There is nothing remotely efficient about this process. It’s an abomination, designed by lunatics who have no idea what they are doing.
Guess what happened
The net result of all of this is that, after an exhausting phone call with the first dealer, they are no longer looking after my car after 15 years of giving me a perfectly decent service.
Their operations are less efficient than they were before they started trying to be more efficient.
And they’ve lost a customer who isn’t coming back because his tolerance level for nonsense like this was exceeded by several orders of magnitude in the course of a single phone call.
So Dealer 1 lost every way round.
Dealer 2 has done almost nothing, apart from their service desk answering the phone and being helpful. The cost for them to do that was pretty much zero, and they have already made a stonking profit out of the work they’ve done on my car, which is a phenomenal RoI.
Just from being helpful, and not making their customer do all the work like Dealer 1.
Maybe I’ve reached the age where pretty much everything about the world cheeses me off.
But it’s a long time since I’ve experienced customer service as epically bad as the service I had from the dealer I went to for 15 years, and paid £000s to along the way, just because some clown thought all this palaver made them more efficient.

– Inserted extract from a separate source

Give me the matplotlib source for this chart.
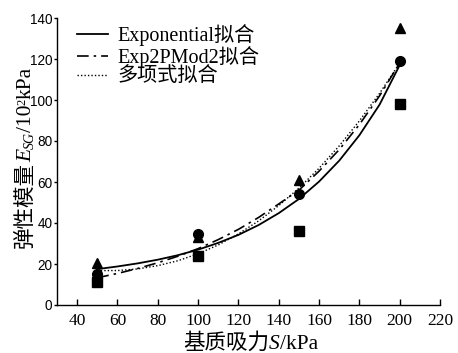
import matplotlib
matplotlib.use("Agg")
import matplotlib.pyplot as plt
from matplotlib.transforms import IdentityTransform

# measured points
suction = [50, 100, 150, 200]
circles = [15, 34.5, 54, 119]
triangles = [20.5, 33, 61, 135]
squares = [11, 24, 36, 98]

# curves
curve_x = [50, 60, 70, 80, 90, 100, 110, 120, 130, 140, 150, 160, 170, 180, 190, 200]
exp_fit = [17.5, 18.8, 20.3, 22.1, 24.3, 27.0, 30.3, 34.2, 39.0, 44.8, 51.7, 60.2, 70.4, 82.8, 97.7, 117.0]
exp2p_fit = [13.3, 15.4, 17.8, 20.6, 23.8, 27.5, 31.9, 36.9, 42.7, 49.3, 56.0, 65.3, 75.8, 88.0, 102.0, 118.0]
poly_fit = [16.8, 16.8, 17.6, 19.2, 21.6, 25.0, 29.3, 34.7, 41.0, 48.5, 57.0, 66.7, 77.6, 89.8, 103.2, 118.0]

labels = ["Exponential拟合", "Exp2PMod2拟合", "多项式拟合"]
xticks = [40, 60, 80, 100, 120, 140, 160, 180, 200, 220]
yticks = [0, 20, 40, 60, 80, 100, 120, 140]

serif_cjk = ["Liberation Serif", "Noto Sans CJK SC"]
CJK = dict(family=["Noto Sans CJK SC"], fontsize=15.5)
RM = dict(family=["Liberation Serif"], fontsize=15.5)
IT = dict(family=["Liberation Serif"], fontsize=15.5, style="italic")
SUBIT = dict(family=["Liberation Serif"], fontsize=10, style="italic")
SUP = dict(family=["Liberation Serif"], fontsize=9)

fig = plt.figure(figsize=(4.58, 3.53), dpi=100)
ax = fig.add_axes([57/458, 1-305/353, 383/458, 287/353])

ax.plot(curve_x, exp_fit, color="black", lw=1.3, ls="-", label=labels[0])
ax.plot(curve_x, exp2p_fit, color="black", lw=1.2, ls=(0, (7, 3, 1.5, 3)), label=labels[1])
ax.plot(curve_x, poly_fit, color="black", lw=1.0, ls=(0, (1, 1.5)), label=labels[2])

ax.plot(suction, circles, "o", color="black", ms=7, ls="none")
ax.plot(suction, triangles, "^", color="black", ms=7.5, ls="none")
ax.plot(suction, squares, "s", color="black", ms=6.5, ls="none")

ax.set_xlim(30, 220)
ax.set_ylim(0, 140)
ax.set_xticks(xticks)
ax.set_yticks(yticks)
for s in ["top", "right"]:
    ax.spines[s].set_visible(False)
for s in ["left", "bottom"]:
    ax.spines[s].set_linewidth(1.0)
ax.tick_params(axis="x", direction="in", length=4, width=1, pad=6)
ax.tick_params(axis="y", direction="out", length=2.5, width=1, pad=0.8)
for t in ax.get_xticklabels():
    t.set_fontfamily("Liberation Serif")
    t.set_fontsize(12.5)
for t in ax.get_yticklabels():
    t.set_fontfamily("Liberation Sans")
    t.set_fontsize(9.8)

leg = ax.legend(loc="upper left", bbox_to_anchor=(0.02, 1.022), frameon=False,
                prop={"family": serif_cjk, "size": 14.5}, handlelength=1.55,
                handletextpad=0.45, labelspacing=0.0, borderpad=0.1)

# axis labels built from pieces (CJK + italic latin)
xlabel_pieces = [("基质吸力", CJK, 0), ("S", IT, 0), ("/kPa", RM, 0)]
ylabel_pieces = [("弹性模量", CJK, 0), ("E", IT, 0), ("SG", SUBIT, -3),
                 ("/10", RM, 0), ("2", SUP, 6), ("kPa", RM, 0)]

fig.canvas.draw()
renderer = fig.canvas.get_renderer()


def chain(pieces, center, base, rotation):
    texts = []
    lengths = []
    for s, props, off in pieces:
        t = fig.text(0, 0, s, transform=IdentityTransform(), ha="left", va="baseline",
                     rotation=rotation, rotation_mode="anchor", **props)
        bb = t.get_window_extent(renderer)
        lengths.append(bb.height if rotation else bb.width)
        texts.append((t, off))
    total = sum(lengths)
    pos = center - total / 2
    for (t, off), L in zip(texts, lengths):
        if rotation:
            t.set_position((base - off, pos))
        else:
            t.set_position((pos, base + off))
        pos += L


chain(xlabel_pieces, center=(188 + 313) / 2, base=4, rotation=0)
chain(ylabel_pieces, center=353 - (73 + 242) / 2, base=31, rotation=90)

fig.savefig("out.png", dpi=100)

Ironically, that’s the wrong way round.
If you optimise your operations to give the best possible service to your customers, and cut out all the other nonsense people in your business think ought to happen, you’ll run at a much lower cost than trying to force your organisational will onto your customers.
That’s because, like Newton’s Law about objects in motion being easier to keep moving than to stop, if a customer wants you to X, but you want to do Y, you’ll inevitably incur inefficiencies (and thereby cost) in the process of talking them out of X and talking them into Y.

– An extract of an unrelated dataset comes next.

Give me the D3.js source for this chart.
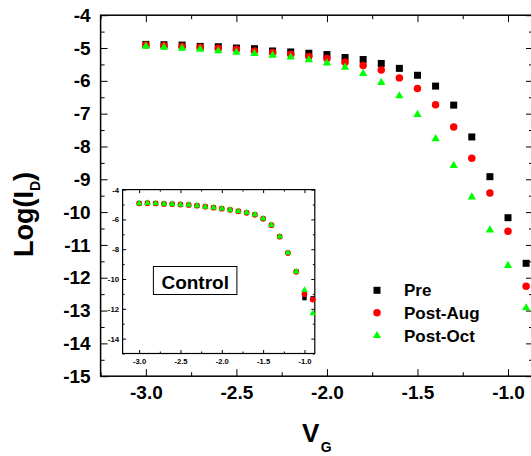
<!DOCTYPE html>
<html>
<head>
<meta charset="utf-8">
<script src="https://cdn.jsdelivr.net/npm/d3@7"></script>
<style>
  html, body { margin: 0; padding: 0; background: #fff; }
  svg { display: block; font-family: "Liberation Sans", Arial, sans-serif; }
  .tick text { font-weight: bold; fill: #000; }
</style>
</head>
<body>
<svg id="chart" width="531" height="456"></svg>
<script>
// Gate voltage sweep (V)
const vg = [-3.0, -2.9, -2.8, -2.7, -2.6, -2.5, -2.4, -2.3, -2.2, -2.1, -2.0,
            -1.9, -1.8, -1.7, -1.6, -1.5, -1.4, -1.3, -1.2, -1.1, -1.0, -0.9];

// Log drain current, exposed device
const pre     = [-4.89, -4.90, -4.91, -4.95, -4.96, -5.00, -5.02, -5.09, -5.12, -5.16, -5.20,
                 -5.29, -5.35, -5.47, -5.62, -5.83, -6.16, -6.74, -7.71, -8.92, -10.17, -11.56];
const postAug = [-4.91, -4.93, -4.95, -4.98, -5.01, -5.04, -5.09, -5.14, -5.19, -5.26, -5.32,
                 -5.43, -5.53, -5.67, -5.91, -6.23, -6.73, -7.41, -8.36, -9.42, -10.58, -12.26];
const postOct = [-4.95, -4.98, -5.01, -5.04, -5.09, -5.13, -5.17, -5.22, -5.28, -5.36, -5.46,
                 -5.59, -5.78, -6.05, -6.46, -7.03, -7.77, -8.58, -9.54, -10.55, -11.63, -12.92];

// Log drain current, control device (inset)
const ctrlPre = [-4.92, -4.90, -4.93, -4.96, -4.97, -5.00, -5.03, -5.08, -5.15, -5.21, -5.28,
                 -5.36, -5.45, -5.55, -5.68, -5.95, -6.38, -7.15, -8.25, -9.50, -11.28, -11.30];
const ctrlAug = [-4.92, -4.91, -4.93, -4.96, -4.97, -5.00, -5.03, -5.08, -5.15, -5.21, -5.28,
                 -5.36, -5.45, -5.56, -5.69, -5.96, -6.39, -7.16, -8.26, -9.52, -11.02, -11.38];
const ctrlOct = [-4.92, -4.90, -4.93, -4.96, -4.97, -5.00, -5.03, -5.08, -5.15, -5.21, -5.28,
                 -5.36, -5.45, -5.55, -5.68, -5.95, -6.38, -7.15, -8.25, -9.50, -10.75, -12.30];

// Tick values
const xMajor = [-3.0, -2.5, -2.0, -1.5, -1.0];
const xMinor = [-3.25, -2.75, -2.25, -1.75, -1.25];
const yMajor = [-4, -5, -6, -7, -8, -9, -10, -11, -12, -13, -14, -15];
const yMinor = [-4.5, -5.5, -6.5, -7.5, -8.5, -9.5, -10.5, -11.5, -12.5, -13.5, -14.5];
const inXMajor = [-3.0, -2.5, -2.0, -1.5, -1.0];
const inXMinor = [-2.75, -2.25, -1.75, -1.25];
const inYMajor = [-4, -6, -8, -10, -12, -14];
const inYMinor = [-5, -7, -9, -11, -13, -15];

const seriesNames = ["Pre", "Post-Aug", "Post-Oct"];
const seriesColors = ["#000000", "#ff0000", "#00ff00"];
const seriesShapes = [d3.symbolSquare, d3.symbolCircle, d3.symbolTriangle];

const svg = d3.select("#chart");
const fmt1 = d => d.toFixed(1).replace("\u2212", "-");
const fmt0 = d => String(d).replace("\u2212", "-");

// ---- main panel ----
const P = { left: 100.6, right: 533, top: 15.2, bottom: 376.2 };
const x = d3.scaleLinear().domain([-3.25, -0.862]).range([P.left, P.right]);
const y = d3.scaleLinear().domain([-15, -4]).range([P.bottom, P.top]);

function addAxis(g, axis, fontSize) {
  g.call(axis);
  g.select(".domain").remove();
  g.selectAll(".tick line").attr("stroke", "#000").attr("stroke-width", 1.3);
  g.selectAll(".tick text").attr("font-size", fontSize).attr("font-family", null);
}

// bottom
addAxis(svg.append("g").attr("transform", `translate(0,${P.bottom})`),
  d3.axisBottom(x).tickValues(xMajor).tickSize(-7).tickPadding(9.6).tickFormat(fmt1), 19);
addAxis(svg.append("g").attr("transform", `translate(0,${P.bottom})`),
  d3.axisBottom(x).tickValues(xMinor).tickSize(-4).tickFormat(""), 19);
// top
addAxis(svg.append("g").attr("transform", `translate(0,${P.top})`),
  d3.axisTop(x).tickValues(xMajor).tickSize(-7).tickFormat(""), 19);
addAxis(svg.append("g").attr("transform", `translate(0,${P.top})`),
  d3.axisTop(x).tickValues(xMinor).tickSize(-4).tickFormat(""), 19);
// left
addAxis(svg.append("g").attr("transform", `translate(${P.left},0)`),
  d3.axisLeft(y).tickValues(yMajor).tickSize(-7).tickPadding(10).tickFormat(fmt0), 19);
addAxis(svg.append("g").attr("transform", `translate(${P.left},0)`),
  d3.axisLeft(y).tickValues(yMinor).tickSize(-4).tickFormat(""), 19);
// right
addAxis(svg.append("g").attr("transform", `translate(${P.right},0)`),
  d3.axisRight(y).tickValues(yMajor).tickSize(-7).tickFormat(""), 19);
addAxis(svg.append("g").attr("transform", `translate(${P.right},0)`),
  d3.axisRight(y).tickValues(yMinor).tickSize(-4).tickFormat(""), 19);

svg.append("rect")
  .attr("x", P.left).attr("y", P.top)
  .attr("width", P.right - P.left).attr("height", P.bottom - P.top)
  .attr("fill", "none").attr("stroke", "#000").attr("stroke-width", 1.5);

// axis titles
const xt = svg.append("text").attr("x", 302).attr("y", 441.7)
  .attr("font-weight", "bold").attr("font-size", 26);
xt.append("tspan").text("V");
xt.append("tspan").attr("font-size", 14).attr("dy", 10).attr("dx", 1.5).text("G");

const yt = svg.append("text").attr("transform", "translate(33.3,257) rotate(-90)")
  .attr("font-weight", "bold").attr("font-size", 27);
yt.append("tspan").text("Log(I");
yt.append("tspan").attr("font-size", 14).attr("dy", 7).text("D");
yt.append("tspan").attr("dy", -7).text(")");

// main data
const mainSeries = [pre, postAug, postOct];
const mainSizes = [49, 44, 30];
mainSeries.forEach((vals, i) => {
  svg.append("g").selectAll("path")
    .data(vg.map((v, j) => [v, vals[j]]))
    .join("path")
    .attr("transform", d => `translate(${x(d[0])},${y(d[1])})`)
    .attr("d", d3.symbol().type(seriesShapes[i]).size(mainSizes[i]))
    .attr("fill", seriesColors[i]);
});

// legend
const legendY = [290.3, 312.7, 335.7];
seriesNames.forEach((name, i) => {
  svg.append("path")
    .attr("transform", `translate(377,${legendY[i]})`)
    .attr("d", d3.symbol().type(seriesShapes[i]).size(mainSizes[i]))
    .attr("fill", seriesColors[i]);
  svg.append("text").attr("x", 404).attr("y", legendY[i] + 6)
    .attr("font-weight", "bold").attr("font-size", 17).text(name);
});

// ---- inset: control device ----
const I = { left: 122.6, right: 314.8, top: 189.6, bottom: 353.5 };
const ix = d3.scaleLinear().domain([-3.2, -0.875]).range([I.left, I.right]);
const iy = d3.scaleLinear().domain([-15, -4]).range([I.bottom, I.top]);

svg.append("rect")
  .attr("x", I.left).attr("y", I.top)
  .attr("width", I.right - I.left).attr("height", I.bottom - I.top)
  .attr("fill", "#fff");

addAxis(svg.append("g").attr("transform", `translate(0,${I.bottom})`),
  d3.axisBottom(ix).tickValues(inXMajor).tickSize(-3.5).tickPadding(5.5).tickFormat(fmt1), 7.6);
addAxis(svg.append("g").attr("transform", `translate(0,${I.bottom})`),
  d3.axisBottom(ix).tickValues(inXMinor).tickSize(-2).tickFormat(""), 7.6);
addAxis(svg.append("g").attr("transform", `translate(0,${I.top})`),
  d3.axisTop(ix).tickValues(inXMajor).tickSize(-3.5).tickFormat(""), 7.6);
addAxis(svg.append("g").attr("transform", `translate(0,${I.top})`),
  d3.axisTop(ix).tickValues(inXMinor).tickSize(-2).tickFormat(""), 7.6);
addAxis(svg.append("g").attr("transform", `translate(${I.left},0)`),
  d3.axisLeft(iy).tickValues(inYMajor).tickSize(-3.5).tickPadding(3.5).tickFormat(fmt0), 7.8);
addAxis(svg.append("g").attr("transform", `translate(${I.left},0)`),
  d3.axisLeft(iy).tickValues(inYMinor).tickSize(-2).tickFormat(""), 7.8);
addAxis(svg.append("g").attr("transform", `translate(${I.right},0)`),
  d3.axisRight(iy).tickValues(inYMajor).tickSize(-3.5).tickFormat(""), 7.8);
addAxis(svg.append("g").attr("transform", `translate(${I.right},0)`),
  d3.axisRight(iy).tickValues(inYMinor).tickSize(-2).tickFormat(""), 7.8);
svg.selectAll("g .tick line").attr("stroke-width", 1);

svg.append("rect")
  .attr("x", I.left).attr("y", I.top)
  .attr("width", I.right - I.left).attr("height", I.bottom - I.top)
  .attr("fill", "none").attr("stroke", "#000").attr("stroke-width", 1.2);

const ctrlSeries = [ctrlPre, ctrlAug, ctrlOct];
const ctrlSizes = [20, 26, 19];
ctrlSeries.forEach((vals, i) => {
  svg.append("g").selectAll("path")
    .data(vg.map((v, j) => [v, vals[j]]))
    .join("path")
    .attr("transform", d => `translate(${ix(d[0])},${iy(d[1])})`)
    .attr("d", d3.symbol().type(seriesShapes[i]).size(ctrlSizes[i]))
    .attr("fill", seriesColors[i]);
});

svg.append("rect").attr("x", 153.4).attr("y", 266.5).attr("width", 83.5).attr("height", 28)
  .attr("fill", "#fff").attr("stroke", "#000").attr("stroke-width", 1);
svg.append("text").attr("x", 195.2).attr("y", 288.5).attr("text-anchor", "middle")
  .attr("font-weight", "bold").attr("font-size", 19).text("Control");
</script>
</body>
</html>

Sometimes, like this car dealer, you’ll also lose loyal, long-standing customers who aren’t prepared to put up with that level of nonsense.
Either way, forcing your organisational will onto a customer is always…without exception…more expensive than making life easy for your customer is.
Now and again, if you work in a regulated industry, for example, you need to do tell customers what to do for other reasons. Solicitors are required by law to check your identity if you want to buy a property, even though that’s inconvenient at some level for their clients.
But in the absence of a legal requirement, optimise around what’s easiest for your customers and your business automatically becomes more efficient.
Set out to make your business more efficient and, if that means making things harder for your customers, your business automatically becomes less efficient.
That’s why, given a choice, you should always make it easy for customers to give you their money.
There is no more efficient way to run your business.